First, if we look at employment population ratios for the adult population as a whole (ages 16-64), the euro zone story does not look especially dire.
If we want to do a direct comparison of employment population ratios (EPOP) for the euro zone as a whole, the relevant lines are the top line and the third line. In 2006 the United States had an EPOP for its adult population of 72.0 percent compared to 64.6 percent for the euro zone as a whole. By 2011 most of this gap had closed as the EPOP for the U.S. had dropped to 66.6 percent compared to 64.3 percent for the euro zone.
The closing of this gap is the story of two Europes. The north, led by Germany, has seen a rise in its EPOP since the downturn. While Germany had an EPOP in 2006 that was 4.8 percentage points below that of the U.S., in 2012 data (not on the chart), its EPOP was more than 6 pp higher.
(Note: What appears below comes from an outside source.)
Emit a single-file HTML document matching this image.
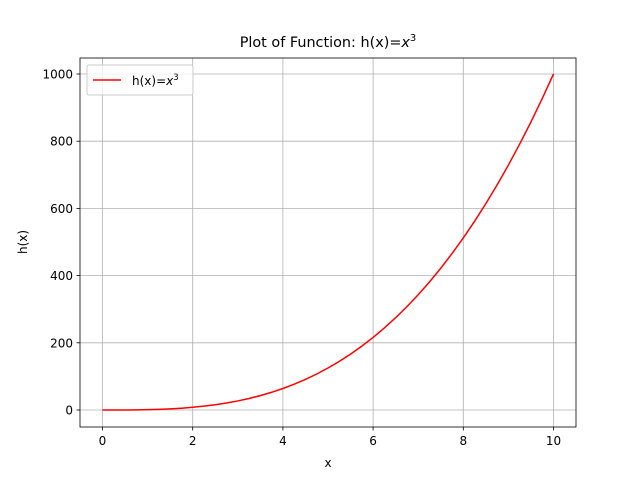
<!DOCTYPE html>
<html><head><meta charset="utf-8"><style>
body{margin:0;background:#fff}
svg{display:block;font-family:"DejaVu Sans","Liberation Sans",sans-serif}
</style></head><body>
<svg id="chart" width="640" height="480">
<rect width="640" height="480" fill="#fff"/>
<g id="grid"></g>
<g id="ticks"></g>
<path id="curve" fill="none" stroke="#ff0000" stroke-width="1.5"/>
<rect x="80" y="58" width="496" height="369" fill="none" stroke="#000" stroke-width="0.8"/>
<text x="328" y="47" text-anchor="middle" font-size="14.4">Plot of Function: h(x)=<tspan font-style="italic">x</tspan><tspan dy="-6" font-size="10">3</tspan></text>
<text x="328" y="467" text-anchor="middle" font-size="12">x</text>
<text transform="translate(27,242) rotate(-90)" text-anchor="middle" font-size="12">h(x)</text>
<g>
<rect x="87" y="65" width="106" height="30" rx="2" fill="#fff" fill-opacity="0.8" stroke="#ccc"/>
<line x1="93" y1="80" x2="121" y2="80" stroke="#ff0000" stroke-width="1.5"/>
<text x="132" y="85" font-size="12">h(x)=<tspan font-style="italic">x</tspan><tspan dy="-5" font-size="8.5">3</tspan></text>
</g>
</svg>
<script>
const xs=[0,0.25,0.5,0.75,1,1.25,1.5,1.75,2,2.25,2.5,2.75,3,3.25,3.5,3.75,4,4.25,4.5,4.75,5,5.25,5.5,5.75,6,6.25,6.5,6.75,7,7.25,7.5,7.75,8,8.25,8.5,8.75,9,9.25,9.5,9.75,10];
const ys=[0,0.016,0.125,0.422,1,1.953,3.375,5.359,8,11.39,15.625,20.8,27,34.33,42.875,52.73,64,76.77,91.125,107.17,125,144.7,166.375,190.11,216,244.14,274.625,307.55,343,381.08,421.875,465.48,512,561.52,614.125,669.92,729,791.45,857.375,926.86,1000];
const xTicks=[0,2,4,6,8,10];
const yTicks=[0,200,400,600,800,1000];
const X=v=>102.5+(v-0)*(553.5-102.5)/10;
const Y=v=>410-v*(410-74)/1000;
const NS='http://www.w3.org/2000/svg';
const grid=document.getElementById('grid'),tk=document.getElementById('ticks');
function mk(tag,attrs,parent){const e=document.createElementNS(NS,tag);for(const k in attrs)e.setAttribute(k,attrs[k]);parent.appendChild(e);return e;}
xTicks.forEach(t=>{
 const g=mk('line',{x1:X(t),x2:X(t),y1:58,y2:427,stroke:'#b0b0b0','stroke-width':0.8},grid);
 
 
 mk('line',{x1:X(t),x2:X(t),y1:427,y2:430.5,stroke:'#000','stroke-width':0.8},tk);
 const l=mk('text',{x:X(t),y:445,'text-anchor':'middle','font-size':12},tk);l.textContent=t;
 
 
});
yTicks.forEach(t=>{
 const g=mk('line',{x1:80,x2:576,y1:Y(t),y2:Y(t),stroke:'#b0b0b0','stroke-width':0.8},grid);
 
 
 mk('line',{x1:76.5,x2:80,y1:Y(t),y2:Y(t),stroke:'#000','stroke-width':0.8},tk);
 const l=mk('text',{x:73,y:Y(t)+4.5,'text-anchor':'end','font-size':12},tk);l.textContent=t;
 
 
});
document.getElementById('curve').setAttribute('d',xs.map((x,i)=>(i?'L':'M')+X(x).toFixed(2)+','+Y(ys[i]).toFixed(2)).join(''));
</script>
</body></html>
By contrast, the crisis countries of the periphery have seen declines in their EPOPs, but considerably less than might be expected given the severity of their downturns. Italy's EPOP had fallen by just 1.4 pp, from 58.4 percent in 2006 to 57.0 percent in 2011. The drops in Greece and Spain were larger through 2011, but still comparable to the decline in the United States. In Greece the drop in the EPOP was 5.4 pp and in Spain it was 7.1 pp. This compares to a drop in the U.S. of 5.4 pp. Through 2011, even in the crisis countries the picture does not look especially bad compared to that in the United States.
There is an important qualification to this story. In 2012 the EPOP in the U.S. began to rise modestly. By contrast it fell sharply in both Greece and Spain. The EPOP in the third quarter of 2012 in Greece (the last quarter for which the OECD has data) was 50.4 percent, 5.2 pp below its year-round average for 2011. The EPOP for Spain in the fourth quarter of 2012 was 54.6 percent, 3.1 pp below its year-round average for 2011. The employment situation in these crisis countries may not have looked much worse than the employment situation in the U.S. through 2011, but it certainly does now.
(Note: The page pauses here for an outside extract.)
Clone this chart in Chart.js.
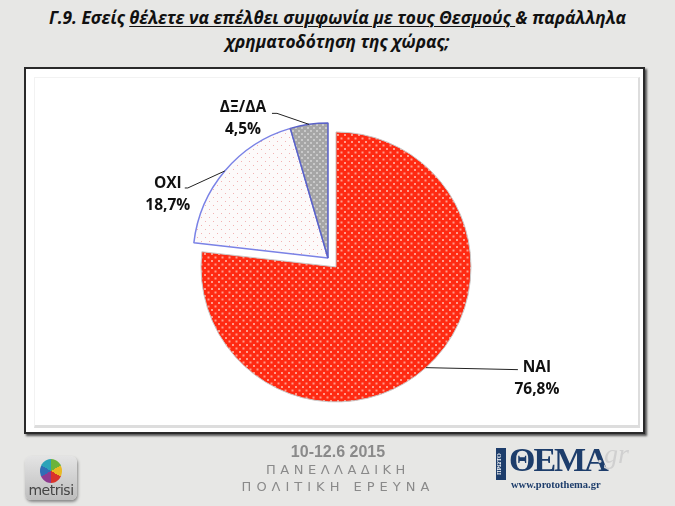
<!DOCTYPE html>
<html>
<head>
<meta charset="utf-8">
<script src="https://cdn.jsdelivr.net/npm/chart.js@4"></script>
<style>
  html, body { margin: 0; padding: 0; }
  body {
    width: 675px; height: 506px; position: relative; overflow: hidden;
    background: #e7e7e5;
    font-family: "Open Sans", "Noto Sans", sans-serif;
  }
  #title {
    position: absolute; left: 0; top: 6px; width: 675px; text-align: center;
    font-style: italic; font-weight: bold; font-size: 17.3px; line-height: 24px; color: #111;
  }
  #title u { text-decoration-thickness: 1px; text-underline-offset: 2px; }
  #panel {
    position: absolute; left: 24px; top: 67px; width: 617px; height: 363px;
    background: #fff; border: 2px solid #2a2a2a;
    box-shadow: 2px 2px 2px #555;
  }
  #panel .inner {
    position: absolute; left: 8px; top: 8px; right: 3px; bottom: 4px;
    border-right: 2px solid #ddd; border-bottom: 3px solid #ddd;
    border-left: 1px solid #f2f2f2; border-top: 1px solid #f2f2f2;
  }
  #chart { position: absolute; left: 0; top: 0; }
  .foot { position: absolute; text-align: center; color: #8a8a8a; width: 300px; left: 188px; }
  #date { top: 443px; font: bold 16px "Liberation Sans", Arial, sans-serif; color: #8a8a8a; }
  #l1 { top: 462px; font: 13px "DejaVu Sans", sans-serif; letter-spacing: 4.5px; }
  #l2 { top: 479px; font: 13px "DejaVu Sans", sans-serif; letter-spacing: 5px; }
  #metrisi {
    position: absolute; left: 25px; top: 456px; width: 52px; height: 44px;
    border-radius: 6px; background: linear-gradient(#e4e4e4, #bdbdbd);
    box-shadow: 1px 2px 3px #888;
  }
  #metrisi .dot {
    position: absolute; left: 15px; top: 3px; width: 22px; height: 24px; border-radius: 50%;
    background: conic-gradient(#6bb33b 0 60deg, #e8b923 60deg 120deg, #d9342b 120deg 180deg, #8e3a8f 180deg 240deg, #2f6db5 240deg 300deg, #2aa3b8 300deg 360deg);
  }
  #metrisi .txt {
    position: absolute; left: 0; width: 52px; top: 26px; text-align: center;
    font: 14px "DejaVu Sans", sans-serif; color: #444; letter-spacing: -0.5px;
  }
  #thema { position: absolute; left: 496px; top: 446px; }
  #thema .side {
    position: absolute; left: 0; top: 2px; width: 10px; height: 32px; background: #1d3d6b;
    color: #fff; font: bold 6px "Liberation Serif", serif; writing-mode: vertical-rl; transform: rotate(180deg);
    text-align: center;
  }
  #thema .big { position: absolute; left: 13px; top: -5px; font: bold 34px "Liberation Serif", serif; color: #1d3d6b; letter-spacing: -2px; }
  #thema .gr { position: absolute; left: 101px; top: -8px; font: italic 28px "Liberation Serif", serif; color: #d0d0d0; }
  #thema .url { position: absolute; left: 15px; top: 33px; font: bold 10.5px "Liberation Serif", serif; color: #1d3d6b; white-space: nowrap; }
</style>
</head>
<body>
<div id="title">Γ.9. Εσείς <u>θέλετε να επέλθει συμφωνία με τους Θεσμούς </u>&amp; παράλληλα<br>χρηματοδότηση της χώρας;</div>
<div id="panel"><div class="inner"></div></div>
<canvas id="chart" width="675" height="506"></canvas>
<div id="date" class="foot">10-12.6 2015</div>
<div id="l1" class="foot">ΠΑΝΕΛΛΑΔΙΚΗ</div>
<div id="l2" class="foot">ΠΟΛΙΤΙΚΗ ΕΡΕΥΝΑ</div>
<div id="metrisi"><div class="dot"></div><div class="txt">metrisi</div></div>
<div id="thema"><div class="side">ΠΡΩΤΟ</div><div class="big">ΘΕΜΑ</div><div class="gr">.gr</div><div class="url">www.protothema.gr</div></div>
<script>
// δεδομένα
const categories = ['NAI', 'OXI', 'ΔΞ/ΔΑ'];
const values = [76.8, 18.7, 4.5];
const valueLabels = ['76,8%', '18,7%', '4,5%'];
const explode = [12, 0, 0]; // απόσπαση φέτας (px)

// μοτίβα γεμίσματος (τελείες)
function makePattern(base, dot, w, h, dots, size) {
    const c = document.createElement('canvas');
    c.width = w; c.height = h;
    const g = c.getContext('2d');
    g.fillStyle = base;
    g.fillRect(0, 0, w, h);
    g.fillStyle = dot;
    dots.forEach(p => g.fillRect(p[0], p[1], size, size));
    return g.createPattern(c, 'repeat');
}

const ctx = document.getElementById('chart').getContext('2d');
const fills = [
    makePattern('#ff2a12', '#ff9c8c', 7, 7, [[1, 1], [4.5, 4.5]], 2),
    makePattern('#fdfafa', '#f3b3b3', 8, 8, [[1, 1], [5, 5]], 1),
    makePattern('#a6a6a6', '#c9c9c9', 6, 6, [[1, 1], [4, 4]], 2)
];

// μετατόπιση της φέτας προς τα έξω, κατά τη διχοτόμο της
const explodePlugin = {
    id: 'explodePlugin',
    afterDatasetsUpdate(chart) {
        chart.getDatasetMeta(0).data.forEach((arc, i) => {
            const mid = (arc.startAngle + arc.endAngle) / 2;
            arc.x += Math.cos(mid) * explode[i];
            arc.y += Math.sin(mid) * explode[i];
        });
    }
};

// ετικέτες με γραμμές οδηγούς
const labelLayout = [
    { dx: 111, dy: 0, path: [[92, 2]] },
    { dx: -57, dy: 13, path: [[-37, 17], [-40, 17]] },
    { dx: -66, dy: -17, path: [[-32, -11], [-37, -11]] }
];

const pieLabels = {
    id: 'pieLabels',
    afterDatasetsDraw(chart) {
        const c = chart.ctx;
        const meta = chart.getDatasetMeta(0);
        meta.data.forEach((arc, i) => {
            const mid = (arc.startAngle + arc.endAngle) / 2;
            const ax = arc.x + Math.cos(mid) * arc.outerRadius;
            const ay = arc.y + Math.sin(mid) * arc.outerRadius;
            const lay = labelLayout[i];
            c.save();
            c.strokeStyle = '#222';
            c.lineWidth = 1;
            c.beginPath();
            c.moveTo(ax, ay);
            lay.path.forEach(p => c.lineTo(ax + p[0], ay + p[1]));
            c.stroke();
            c.fillStyle = '#111';
            c.font = 'bold 15.5px "Open Sans", sans-serif';
            c.textAlign = 'center';
            c.textBaseline = 'middle';
            const tx = ax + lay.dx, ty = ay + lay.dy;
            c.fillText(categories[i], tx, ty);
            c.fillText(valueLabels[i], tx, ty + 22);
            c.restore();
        });
    }
};

new Chart(ctx, {
    type: 'pie',
    data: {
        labels: categories,
        datasets: [{
            data: values,
            backgroundColor: fills,
            borderColor: ['#c8c8c8', '#7a82e6', '#5a62c8'],
            borderWidth: [1, 1.5, 1.5]
        }]
    },
    options: {
        responsive: false,
        animation: false,
        radius: 135,
        layout: { padding: { left: 0, right: 19, top: 10, bottom: 0 } },
        plugins: { legend: { display: false }, tooltip: { enabled: false } }
    },
    plugins: [explodePlugin, pieLabels]
});
</script>
</body>
</html>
The other striking part of the story is the extent to which the employment falloff is a story of male workers.
While the drop in EPOPs for men in the U.S. from 2006 to 2011 is modestly larger than the overall drop, at 6.7 percentage points, it is much more severe in both Greece and Spain. In Greece the decline was 7.7 pp through 2011 with an additional decline 6.3 pp through the first two quarters of 2012 for a total fall of 14.0 pp. In Spain the drop was 12.9 pp through 2011, with a further decline of 3.9 pp through the fourth quarter of last year for a total fall of 16.8 pp.
By contrast, women do not seem to have been hit nearly as hard.
As is the case with men, the EPOP for women in Germany rises substantially over this period, going from 61.5 percent in 2006 to 67.7 percent in 2011. It continued to rise to 68.1 percent in the third quarter of 2012. The EPOP for women in the euro zone as a whole also showed a modest rise in this period, going from 56.6 percent in 2006 to 58.2 percent in 2011. By contrast, the EPOP for women in the United States fell by 4.1 pp over this period.
Interestingly, even in Greece and Spain the EPOP for women showed only a modest decline, dropping by 2.3 pp in Greece and just 1.2 pp in Spain. However as was the case with men, it seems the situation worsened notably in 2012. The EPOP for women had fallen by another 2.9 pp in Greece through the third quarter of 2012 and by 2.1 pp in Spain through the fourth quarter of 2012.
There are a couple of important takeaways from this picture. First, even in the hardest hit countries the drop in employment was not notably worse than in the United States through 2011. The better situation for women largely made up for a worse situation for men, compared with the picture in the United States. That is not necessarily entirely positive. If women who had preferred not to enter the labor force ending up taking low paying jobs because their husbands were unemployed, this is not a good story. However it means that the hardship may not be as severe as the unemployment data indicate.
The other really big takeaway is that 2012 was much worse than 2011. The fact that Greece, Spain and other crisis countries were able to endure the pain through 2011 does not imply that they will be able to endure 2012 level pain for an indefinite period of time. One hopes for evidence of intelligent life at the European Central Bank.